◆ **Problem description**
Drop the pictures, then extract the listing word for word.

◆ **Data extract**

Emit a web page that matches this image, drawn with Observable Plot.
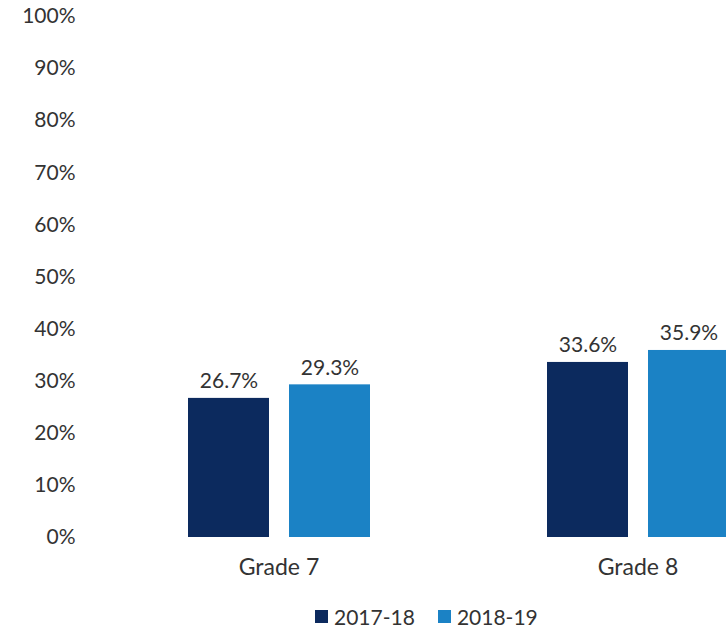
<!DOCTYPE html>
<html><head><meta charset="utf-8">
<script src="https://cdn.jsdelivr.net/npm/d3@7"></script>
<script src="https://cdn.jsdelivr.net/npm/@observablehq/plot@0.6"></script>
<style>
body{margin:0;background:#fff;font-family:Lato,sans-serif;}
#wrap{position:relative;width:726px;height:630px;overflow:hidden;background:#fff;}
#legend{position:absolute;left:315px;top:604px;display:flex;align-items:center;font-size:21px;color:#333;font-family:Lato,sans-serif;}
.sw{display:inline-block;width:13px;height:13px;margin-right:6px;}
.item{display:flex;align-items:center;margin-right:23px;}
</style></head><body><div id="wrap"></div>
<script>
const grades = ["Grade 7", "Grade 8"];
const years = ["2017-18", "2018-19"];
const values2017 = [26.7, 33.6];
const values2018 = [29.3, 35.9];
const colors = ["#0c2a5e", "#1b82c5"];
const yTicks = [0, 10, 20, 30, 40, 50, 60, 70, 80, 90, 100];

const data = grades.flatMap((g, i) => [
  {grade: g, year: years[0], value: values2017[i]},
  {grade: g, year: years[1], value: values2018[i]}
]);

const plot = Plot.plot({
  width: 729, height: 600,
  marginLeft: 187, marginRight: 0, marginTop: 16, marginBottom: 63,
  style: {fontFamily: "Lato, sans-serif", maxWidth: "none", background: "#fff", color: "#333"},
  fx: {domain: grades, paddingInner: 0.4903, paddingOuter: 0, label: null, axis: null},
  x: {domain: years, paddingInner: 0.2, paddingOuter: 0, axis: null},
  y: {domain: [0, 100], axis: null},
  color: {domain: years, range: colors},
  marks: [
    Plot.barY(data, {fx: "grade", x: "year", y: "value", fill: "year"}),
    Plot.text(data, {fx: "grade", x: "year", y: "value", text: d => d.value.toFixed(1) + "%", lineAnchor: "bottom", dy: -10, fontSize: 21, fill: "#333"}),
    Plot.axisY({ticks: yTicks, tickFormat: d => d + "%", tickSize: 0, tickPadding: 112, fontSize: 21, color: "#333", label: null}),
    Plot.axisFx({anchor: "bottom", tickSize: 0, tickPadding: 21, fontSize: 23, color: "#333", label: null})
  ]
});

const wrap = document.getElementById("wrap");
wrap.appendChild(plot);

const legend = document.createElement("div");
legend.id = "legend";
years.forEach((y, i) => {
  const item = document.createElement("span");
  item.className = "item";
  const sw = document.createElement("span");
  sw.className = "sw";
  sw.style.background = colors[i];
  item.appendChild(sw);
  item.appendChild(document.createTextNode(y));
  legend.appendChild(item);
});
wrap.appendChild(legend);
</script></body></html>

◆ **Result for this exercise**
Emit a web page that matches this image, drawn with Observable Plot.
<!DOCTYPE html>
<html><head><meta charset="utf-8">
<script src="https://cdn.jsdelivr.net/npm/d3@7"></script>
<script src="https://cdn.jsdelivr.net/npm/@observablehq/plot@0.6"></script>
<style>
body{margin:0;background:#fff;font-family:Lato,sans-serif;}
#wrap{position:relative;width:726px;height:630px;overflow:hidden;background:#fff;}
#legend{position:absolute;left:315px;top:604px;display:flex;align-items:center;font-size:21px;color:#333;font-family:Lato,sans-serif;}
.sw{display:inline-block;width:13px;height:13px;margin-right:6px;}
.item{display:flex;align-items:center;margin-right:23px;}
</style></head><body><div id="wrap"></div>
<script>
const grades = ["Grade 7", "Grade 8"];
const years = ["2017-18", "2018-19"];
const values2017 = [26.7, 33.6];
const values2018 = [29.3, 35.9];
const colors = ["#0c2a5e", "#1b82c5"];
const yTicks = [0, 10, 20, 30, 40, 50, 60, 70, 80, 90, 100];

const data = grades.flatMap((g, i) => [
  {grade: g, year: years[0], value: values2017[i]},
  {grade: g, year: years[1], value: values2018[i]}
]);

const plot = Plot.plot({
  width: 729, height: 600,
  marginLeft: 187, marginRight: 0, marginTop: 16, marginBottom: 63,
  style: {fontFamily: "Lato, sans-serif", maxWidth: "none", background: "#fff", color: "#333"},
  fx: {domain: grades, paddingInner: 0.4903, paddingOuter: 0, label: null, axis: null},
  x: {domain: years, paddingInner: 0.2, paddingOuter: 0, axis: null},
  y: {domain: [0, 100], axis: null},
  color: {domain: years, range: colors},
  marks: [
    Plot.barY(data, {fx: "grade", x: "year", y: "value", fill: "year"}),
    Plot.text(data, {fx: "grade", x: "year", y: "value", text: d => d.value.toFixed(1) + "%", lineAnchor: "bottom", dy: -10, fontSize: 21, fill: "#333"}),
    Plot.axisY({ticks: yTicks, tickFormat: d => d + "%", tickSize: 0, tickPadding: 112, fontSize: 21, color: "#333", label: null}),
    Plot.axisFx({anchor: "bottom", tickSize: 0, tickPadding: 21, fontSize: 23, color: "#333", label: null})
  ]
});

const wrap = document.getElementById("wrap");
wrap.appendChild(plot);

const legend = document.createElement("div");
legend.id = "legend";
years.forEach((y, i) => {
  const item = document.createElement("span");
  item.className = "item";
  const sw = document.createElement("span");
  sw.className = "sw";
  sw.style.background = colors[i];
  item.appendChild(sw);
  item.appendChild(document.createTextNode(y));
  legend.appendChild(item);
});
wrap.appendChild(legend);
</script></body></html>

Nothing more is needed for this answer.